Menjadi guru bukanlah impian saya sejak kecil. Dulu, jika ditanya ingin kuliah ambil jurusan apa, maka saya akan menjawab arsitek atau desain interior. Dalam bayangan saya kedua profesi itu begitu keren di zaman itu.
Namun, ternyata kini saya menjadi seorang guru dan sudah 14 tahun lamanya.
Perjalanan Menjadi Guru
Walaupun bukan dari keluarga berada, saya mempunyai keinginan melanjutkan ke perguruan tinggi selepas SMA. Tahun 2003, saya sempat mendaftar kuliah dan diterima di Univesitas Sahid Jakarta, jurusan pariwsata dan perhotelan. Waktu itu saya mendaftar sudah gelombang ke 5.
Namun, setelah melalui berbagai pertimbangan, saya tidak jadi melanjutkan kuliah di Universitas Sahid. Pertama pertimbangan biaya. Walaupun kakak saya memiliki agen koran yang cukup berkembang tetapi kakak saya pun ragu apakah bisa mencukupi biaya kuliah saya. Kedua, lokasi kampus jurusan pariwisata dan perhotelan ternyata tidak di Fatmawati tetapi di Pondok Cabe, Tangerang. Jauh dari tempat tinggal kami, Kranggan Bekasi.
Kakak saya tidak mengizinkan saya untuk kos karena tidak ada yang memantau. Apalagi saya adalah anak perempuan.

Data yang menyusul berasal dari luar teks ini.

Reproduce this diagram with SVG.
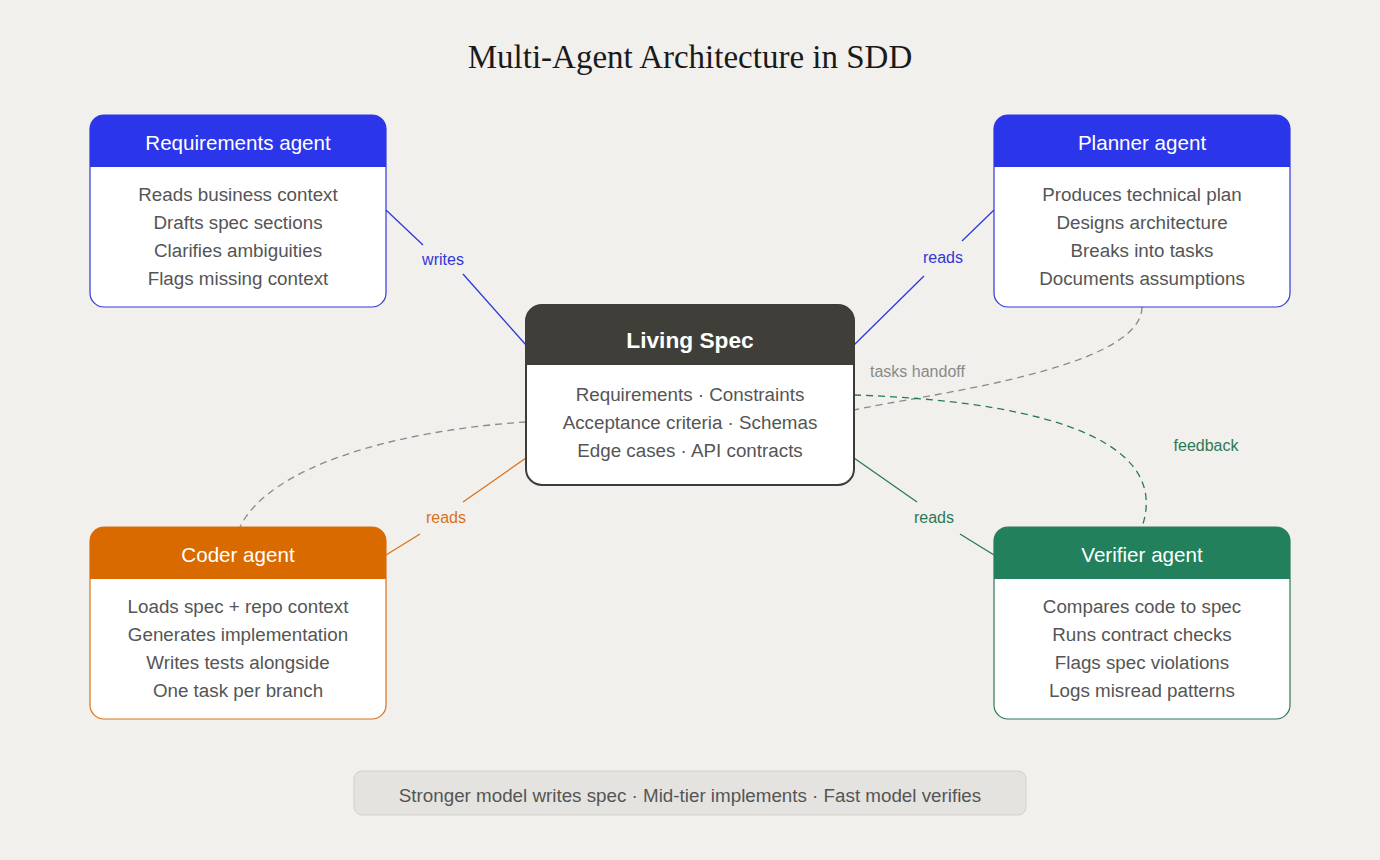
<svg xmlns="http://www.w3.org/2000/svg" width="1380" height="860" viewBox="0 0 1380 860">
<style>
.hd{font-family:"Liberation Sans",Arial,sans-serif;font-size:20.6px;fill:#fff;text-anchor:middle}
.bd{font-family:"Liberation Sans",Arial,sans-serif;font-size:18.8px;fill:#555;text-anchor:middle}
.lb{font-family:"Liberation Sans",Arial,sans-serif;font-size:16px}
.ln{fill:none;stroke-width:1.3}
.dash{fill:none;stroke-width:1.3;stroke-dasharray:7 5}
</style>
<rect width="1380" height="860" fill="#f2f0ed"/>
<text x="690" y="68" text-anchor="middle" font-family="'Liberation Serif','Times New Roman',serif" font-size="33" fill="#1a1a1a">Multi-Agent Architecture in SDD</text>

<g id="connectors">
<path class="dash" stroke="#8a8a8a" d="M1142 307 C1142 370 920 395 854 410"/>
<path class="dash" stroke="#2a7a55" d="M854 395 C1010 400 1175 430 1142 527"/>
<path class="dash" stroke="#8a8a8a" d="M526 422 C400 430 270 465 240 527"/>
<line class="ln" stroke="#3038d8" x1="386" y1="210" x2="423" y2="245"/>
<line class="ln" stroke="#3038d8" x1="463" y1="274" x2="526" y2="345"/>
<line class="ln" stroke="#3038d8" x1="994" y1="210" x2="962" y2="241"/>
<line class="ln" stroke="#3038d8" x1="924" y1="276" x2="854" y2="345"/>
<line class="ln" stroke="#d8731a" x1="526" y1="458" x2="463" y2="502"/>
<line class="ln" stroke="#d8731a" x1="420" y1="534" x2="386" y2="555"/>
<line class="ln" stroke="#2a7a55" x1="854" y1="458" x2="917" y2="502"/>
<line class="ln" stroke="#2a7a55" x1="960" y1="534" x2="994" y2="555"/>
</g>

<g id="requirements">
<rect x="90" y="115" width="296" height="192" rx="14" fill="#fff" stroke="#3038d8" stroke-width="1.2"/>
<path d="M90 167 V129 a14 14 0 0 1 14 -14 H372 a14 14 0 0 1 14 14 V167 Z" fill="#2b35ea"/>
<text class="hd" x="238" y="150">Requirements agent</text>
<text class="bd" x="238" y="201">Reads business context</text>
<text class="bd" x="238" y="229">Drafts spec sections</text>
<text class="bd" x="238" y="257">Clarifies ambiguities</text>
<text class="bd" x="238" y="285">Flags missing context</text>
</g>

<g id="planner">
<rect x="994" y="115" width="296" height="192" rx="14" fill="#fff" stroke="#3038d8" stroke-width="1.2"/>
<path d="M994 167 V129 a14 14 0 0 1 14 -14 H1276 a14 14 0 0 1 14 14 V167 Z" fill="#2b35ea"/>
<text class="hd" x="1142" y="150">Planner agent</text>
<text class="bd" x="1142" y="201">Produces technical plan</text>
<text class="bd" x="1142" y="229">Designs architecture</text>
<text class="bd" x="1142" y="257">Breaks into tasks</text>
<text class="bd" x="1142" y="285">Documents assumptions</text>
</g>

<g id="coder">
<rect x="90" y="527" width="296" height="192" rx="14" fill="#fff" stroke="#d8731a" stroke-width="1.2"/>
<path d="M90 579 V541 a14 14 0 0 1 14 -14 H372 a14 14 0 0 1 14 14 V579 Z" fill="#d96a00"/>
<text class="hd" x="238" y="562">Coder agent</text>
<text class="bd" x="238" y="613">Loads spec + repo context</text>
<text class="bd" x="238" y="641">Generates implementation</text>
<text class="bd" x="238" y="669">Writes tests alongside</text>
<text class="bd" x="238" y="697">One task per branch</text>
</g>

<g id="verifier">
<rect x="994" y="527" width="296" height="192" rx="14" fill="#fff" stroke="#2a7a55" stroke-width="1.2"/>
<path d="M994 579 V541 a14 14 0 0 1 14 -14 H1276 a14 14 0 0 1 14 14 V579 Z" fill="#22805c"/>
<text class="hd" x="1142" y="562">Verifier agent</text>
<text class="bd" x="1142" y="613">Compares code to spec</text>
<text class="bd" x="1142" y="641">Runs contract checks</text>
<text class="bd" x="1142" y="669">Flags spec violations</text>
<text class="bd" x="1142" y="697">Logs misread patterns</text>
</g>

<g id="living-spec">
<rect x="526" y="305" width="328" height="180" rx="16" fill="#fff" stroke="#3d3c37" stroke-width="2"/>
<path d="M526 365 V321 a16 16 0 0 1 16 -16 H838 a16 16 0 0 1 16 16 V365 Z" fill="#3f3e39"/>
<text x="690" y="348" text-anchor="middle" font-family="'Liberation Sans',Arial,sans-serif" font-size="22.7" font-weight="bold" fill="#fff">Living Spec</text>
<text class="bd" x="690" y="401">Requirements · Constraints</text>
<text class="bd" x="690" y="429">Acceptance criteria · Schemas</text>
<text class="bd" x="690" y="457">Edge cases · API contracts</text>
</g>

<g id="labels">
<text class="lb" x="443" y="265" fill="#3038d8" text-anchor="middle">writes</text>
<text class="lb" x="943" y="263" fill="#3038d8" text-anchor="middle">reads</text>
<text class="lb" x="446" y="523" fill="#d8731a" text-anchor="middle">reads</text>
<text class="lb" x="934" y="523" fill="#2a7a55" text-anchor="middle">reads</text>
<text class="lb" x="870" y="377" fill="#8a8a8a" text-anchor="start">tasks handoff</text>
<text class="lb" x="1206" y="451" fill="#2a7a55" text-anchor="middle">feedback</text>
</g>

<g id="footer">
<rect x="354" y="771" width="672" height="44" rx="8" fill="#e4e3df" stroke="#d2d0cb" stroke-width="1"/>
<text class="bd" x="690" y="802">Stronger model writes spec · Mid-tier implements · Fast model verifies</text>
</g>
</svg>
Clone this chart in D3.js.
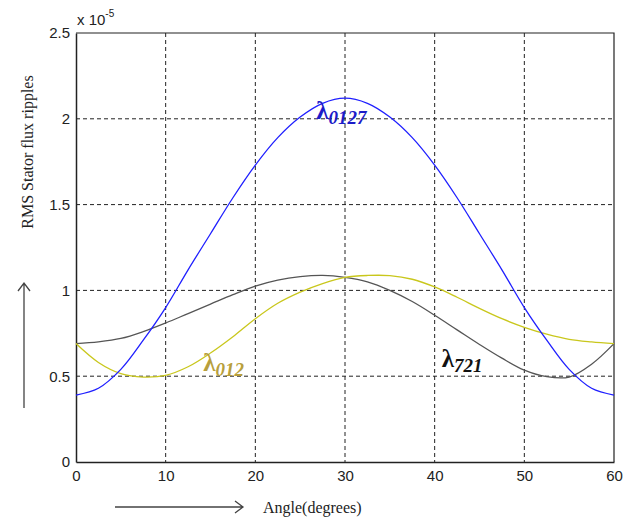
<!DOCTYPE html>
<html lang="en">
<head>
    <meta charset="UTF-8">
    <title>RMS Stator flux ripples</title>
    <script src="https://cdnjs.cloudflare.com/ajax/libs/d3/7.8.5/d3.min.js"></script>
    <style>
        body {
            margin: 0;
            background-color: #fff;
        }
        .tick text {
            font-family: Arial, "Liberation Sans", sans-serif;
            font-size: 15px;
            fill: #222;
        }
    </style>
</head>
<body>
    <div id="plot"></div>

    <script>
        // Data (values in units of 1e-5)
        const angles = [0, 2.5, 5, 7.5, 10, 12.5, 15, 17.5, 20, 22.5, 25, 27.5, 30,
                        32.5, 35, 37.5, 40, 42.5, 45, 47.5, 50, 52.5, 55, 57.5, 60];
        const lambda0127 = [0.39, 0.43, 0.54, 0.71, 0.90, 1.12, 1.33, 1.54, 1.73, 1.89, 2.01, 2.09, 2.12,
                            2.09, 2.01, 1.89, 1.73, 1.54, 1.33, 1.12, 0.90, 0.71, 0.54, 0.43, 0.39];
        const lambda721 = [0.69, 0.70, 0.72, 0.76, 0.81, 0.865, 0.92, 0.975, 1.025, 1.06, 1.08, 1.087, 1.076,
                           1.05, 1.0, 0.935, 0.855, 0.77, 0.685, 0.605, 0.535, 0.497, 0.495, 0.57, 0.69];
        const lambda012 = [0.69, 0.58, 0.515, 0.495, 0.505, 0.555, 0.635, 0.73, 0.835, 0.925, 0.99, 1.04, 1.076,
                           1.087, 1.086, 1.065, 1.02, 0.96, 0.895, 0.835, 0.785, 0.745, 0.715, 0.70, 0.69];
        const xTicks = [0, 10, 20, 30, 40, 50, 60];
        const yTicks = [0, 0.5, 1, 1.5, 2, 2.5];

        const margin = {top: 33, right: 11, bottom: 61, left: 76};
        const width = 625 - margin.left - margin.right;
        const height = 523 - margin.top - margin.bottom;

        const root = d3.select("#plot")
            .append("svg")
                .attr("width", 625)
                .attr("height", 523);

        const svg = root.append("g")
            .attr("transform", `translate(${margin.left},${margin.top})`);

        const x = d3.scaleLinear().domain([0, 60]).range([0, width]);
        const y = d3.scaleLinear().domain([0, 2.5]).range([height, 0]);

        // Grid
        svg.append("g")
            .selectAll("line")
            .data(xTicks.slice(1, -1))
            .join("line")
                .attr("x1", d => x(d)).attr("x2", d => x(d))
                .attr("y1", 0).attr("y2", height)
                .attr("stroke", "#222")
                .attr("stroke-dasharray", "4,3");

        svg.append("g")
            .selectAll("line")
            .data(yTicks.slice(1, -1))
            .join("line")
                .attr("x1", 0).attr("x2", width)
                .attr("y1", d => y(d)).attr("y2", d => y(d))
                .attr("stroke", "#222")
                .attr("stroke-dasharray", "4,3");

        // Axes
        svg.append("g")
            .attr("transform", `translate(0,${height})`)
            .call(d3.axisBottom(x).tickValues(xTicks).tickSize(0).tickPadding(8))
            .call(g => g.select(".domain").attr("stroke", "#222").attr("stroke-width", 1.5));

        svg.append("g")
            .call(d3.axisLeft(y).tickValues(yTicks).tickFormat(d3.format("")).tickSize(0).tickPadding(6))
            .call(g => g.select(".domain").attr("stroke", "#222").attr("stroke-width", 1.5));

        // Top and right border
        svg.append("path")
            .attr("d", `M0,0H${width}V${height}`)
            .attr("fill", "none")
            .attr("stroke", "#222")
            .attr("stroke-width", 1.2);

        // Exponent label
        const expo = svg.append("text")
            .attr("x", 1)
            .attr("y", -8)
            .style("font-family", "Arial, 'Liberation Sans', sans-serif")
            .style("font-size", "15px")
            .attr("fill", "#222");
        expo.append("tspan").text("x 10");
        expo.append("tspan").attr("dy", -8).style("font-size", "10px").text("-5");

        // Curves
        const line = d3.line()
            .x(d => x(d[0]))
            .y(d => y(d[1]))
            .curve(d3.curveCatmullRom);

        const series = [
            {values: lambda721, color: "#555555"},
            {values: lambda012, color: "#c9c71c"},
            {values: lambda0127, color: "#1f1fff"}
        ];

        series.forEach(s => {
            svg.append("path")
                .datum(angles.map((a, i) => [a, s.values[i]]))
                .attr("fill", "none")
                .attr("stroke", s.color)
                .attr("stroke-width", 1.3)
                .attr("d", line);
        });

        // Curve labels
        const labels = [
            {sub: "0127", at: [26.8, 2.0], color: "#1c1cc8"},
            {sub: "012", at: [14.2, 0.53], color: "#b89f3c"},
            {sub: "721", at: [40.8, 0.555], color: "#111"}
        ];

        labels.forEach(l => {
            const t = svg.append("text")
                .attr("x", x(l.at[0]))
                .attr("y", y(l.at[1]))
                .attr("fill", l.color)
                .style("font-family", "'Liberation Serif', 'Times New Roman', serif")
                .style("font-weight", "bold")
                .style("font-style", "italic");
            t.append("tspan").style("font-size", "25px").style("font-style", "normal").text("λ");
            t.append("tspan").attr("dy", 5).style("font-size", "19px").text(l.sub);
        });

        // Axis titles with arrows
        const serif = "'Liberation Serif', 'Times New Roman', serif";

        root.append("text")
            .attr("transform", "translate(33,152) rotate(-90)")
            .attr("text-anchor", "middle")
            .style("font-family", serif)
            .style("font-size", "16px")
            .attr("fill", "#222")
            .text("RMS Stator flux ripples");

        root.append("text")
            .attr("x", 263)
            .attr("y", 513)
            .style("font-family", serif)
            .style("font-size", "16px")
            .attr("fill", "#222")
            .text("Angle(degrees)");

        const arrow = root.append("g")
            .attr("fill", "none")
            .attr("stroke", "#444")
            .attr("stroke-width", 1.3);

        arrow.append("path").attr("d", "M24,408V283M18,291L24,283L30,291");
        arrow.append("path").attr("d", "M115,507H243M235,501L243,507L235,513");
    </script>
</body>
</html>
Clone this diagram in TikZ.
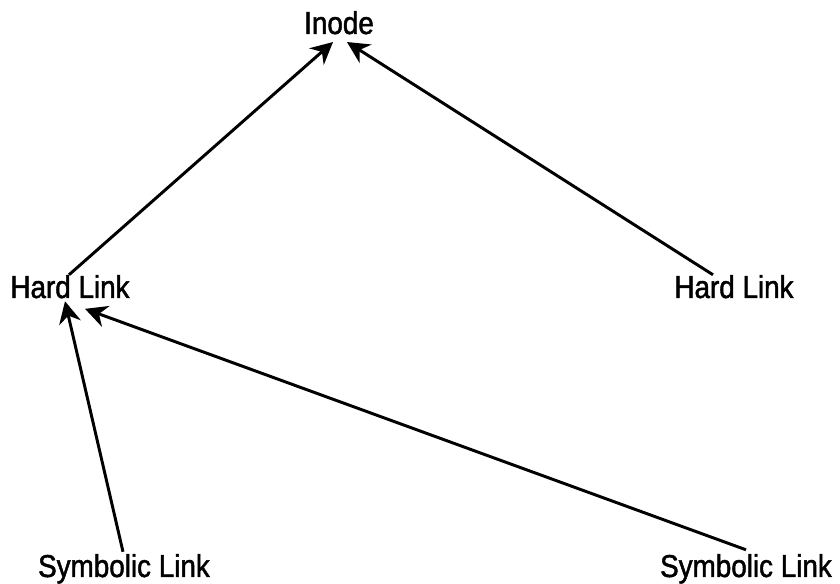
\documentclass[tikz,border=0pt]{standalone}
\usepackage{fontspec}
\setmainfont[FakeStretch=0.88,FakeBold=1.5]{Liberation Sans}
\usetikzlibrary{arrows.meta}

\tikzset{
    linkname/.style={anchor=base, inner sep=0pt, font=\fontsize{22.5}{26}\selectfont,
        text height=0.72em, text depth=0.21em},
    linkarrow/.style={line width=2.1pt, -{Stealth[length=0.55cm, width=0.55cm, inset=0.18cm]}}
}

\begin{document}
\begin{tikzpicture}

        \useasboundingbox (0,0) rectangle (21,14.6);

        % Inode and its names
        \node[linkname] (inode) at (8.475,13.75) {Inode};
        \node[linkname] (hardA) at (1.75,7.15) {Hard Link};
        \node[linkname] (hardB) at (18.35,7.15) {Hard Link};

        % Symbolic links
        \node[linkname] (symA) at (3.1,0.175) {Symbolic Link};
        \node[linkname] (symB) at (18.65,0.175) {Symbolic Link};

        % Hard links point to the inode
        \draw[linkarrow] ([xshift=-0.025cm,yshift=0.32cm]hardA.north) -- ([xshift=-0.15cm,yshift=-0.12cm]inode.south);
        \draw[linkarrow] ([xshift=-0.525cm,yshift=0.32cm]hardB.north) -- ([xshift=0.2cm,yshift=-0.12cm]inode.south);

        % Symbolic links point to a hard link
        \draw[linkarrow] ([xshift=-0.025cm,yshift=0.37cm]symA.north) -- ([xshift=-0.125cm,yshift=0cm]hardA.south);
        \draw[linkarrow] ([yshift=0.42cm]symB.north) -- ([xshift=0.375cm,yshift=-0.19cm]hardA.south);

    \end{tikzpicture}
\end{document}
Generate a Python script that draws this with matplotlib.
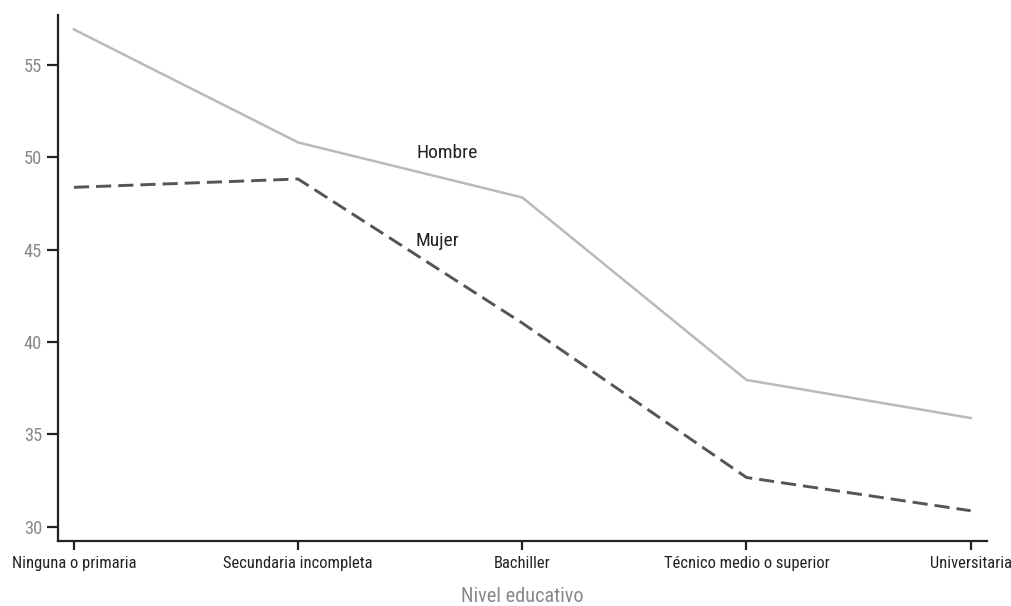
import matplotlib
matplotlib.use('Agg')
import matplotlib.pyplot as plt
from matplotlib import font_manager

categories = ['Ninguna o primaria', 'Secundaria incompleta', 'Bachiller',
              'Técnico medio o superior', 'Universitaria']
hombre = [56.93, 50.81, 47.83, 37.95, 35.89]
mujer  = [48.38, 48.83, 41.03, 32.67, 30.87]
yticks = [30, 35, 40, 45, 50, 55]

# pick a narrow, regular-weight face if one is installed
fonts = font_manager.fontManager.ttflist
font_file, scale = None, 0.8
for fam, sc in [('Roboto Condensed', 1.0), ('Liberation Sans Narrow', 1.05)]:
    hits = [f for f in fonts if f.name == fam and f.weight in (400, 'normal', 'regular') and f.style == 'normal']
    if hits:
        font_file, scale = hits[0].fname, sc
        break
if font_file is None:
    hits = [f for f in fonts if f.name == 'DejaVu Sans' and 'Condensed' in f.fname
            and 'Bold' not in f.fname and 'Oblique' not in f.fname]
    if hits:
        font_file, scale = hits[0].fname, 0.88


def fp(size):
    if font_file:
        return font_manager.FontProperties(fname=font_file, size=size * scale)
    return font_manager.FontProperties(family='DejaVu Sans', size=size * scale)


fig = plt.figure(figsize=(10.11, 6.06), dpi=100)
ax = fig.add_axes([58 / 1011, 1 - 541 / 606, (987 - 58) / 1011, (541 - 15) / 606])

x = list(range(len(categories)))
ax.plot(x, hombre, color='#bababa', lw=1.8)
ax.plot(x, mujer, color='#555555', lw=2.1, dashes=(5.2, 2.4))

ax.text(1.664, 50.23, 'Hombre', fontproperties=fp(14), color='#222222', ha='center', va='center')
ax.text(1.621, 45.45, 'Mujer', fontproperties=fp(14), color='#222222', ha='center', va='center')

ax.set_xlim(-0.071, 4.073)
ax.set_ylim(29.23, 57.71)
ax.set_xticks(x)
ax.set_xticklabels(categories, color='#222222')
ax.set_yticks(yticks)
ax.set_yticklabels([str(v) for v in yticks], color='#888888')
for lab in ax.get_xticklabels():
    lab.set_fontproperties(fp(11.9))
for lab in ax.get_yticklabels():
    lab.set_fontproperties(fp(13.3))
ax.tick_params(axis='y', length=8, width=1.6, color='#222222', pad=3.5)
ax.tick_params(axis='x', length=6.5, width=1.6, color='#222222', pad=4.5)

for side in ['top', 'right']:
    ax.spines[side].set_visible(False)
for side in ['left', 'bottom']:
    ax.spines[side].set_linewidth(1.6)
    ax.spines[side].set_color('#222222')

ax.set_xlabel('Nivel educativo', fontproperties=fp(14.6), color='#888888', labelpad=11)

fig.savefig('out.png', dpi=100)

Selain itu, saya juga baru datang dari desa.
Akhirnya, karena tidak jadi kuliah saya menganggur satu tahun. Satu tahun berikutnya saya bekerja sebagai SPG sepatu anak kecil "Bee Bug" dan "Power Puff Girl" di sebuah mall di Kelapa Gading.
Tahun 2005, kakak saya menang kuis "Who Wants to be a Millionare" sebanyak lima ratus juta. Saya diminta untuk melanjutkan kuliah. Saya sangat bahagia.
Keluarga menyarankan mengambil jurusan pendidikan. Mereka mengatakan jika mengambil jurusan pendidikan ada banyak keuntungan. Pertama, jika ambil jurusan Pendidikan bisa kerja di sekolah atau pun di perusahaan. Kedua, guru-guru PNS (waktu itu) banyak yang akan segera pensiun, jadi bisa mudah jadi PNS. Ketiga, jadi guru banyak liburnya, dan masih banyak lagi.
Saya setuju kuliah jurusan pendidikan, tetapi saya bingung mau ambil mapel apa. Dulu, waktu SMA saya ambil jurusan IPA, tetapi saya tidak suka hitungan. Oleh karena itu, saya berpikir saya tidak mau ambil jurusan yang membuat pusing.
Saya berpikir mau kuliah yang gampang saja. Saya putuskan mengambil jurusan bahasa Indonesia sebagai pilihan pertama, bahasa Inggris pilihan ke dua, dan pendidikan agama Katolik sebagai pilihan ke tiga. Akhirnya,saya diterima sesuai pilihan pertama saya, bahasa Indonesia.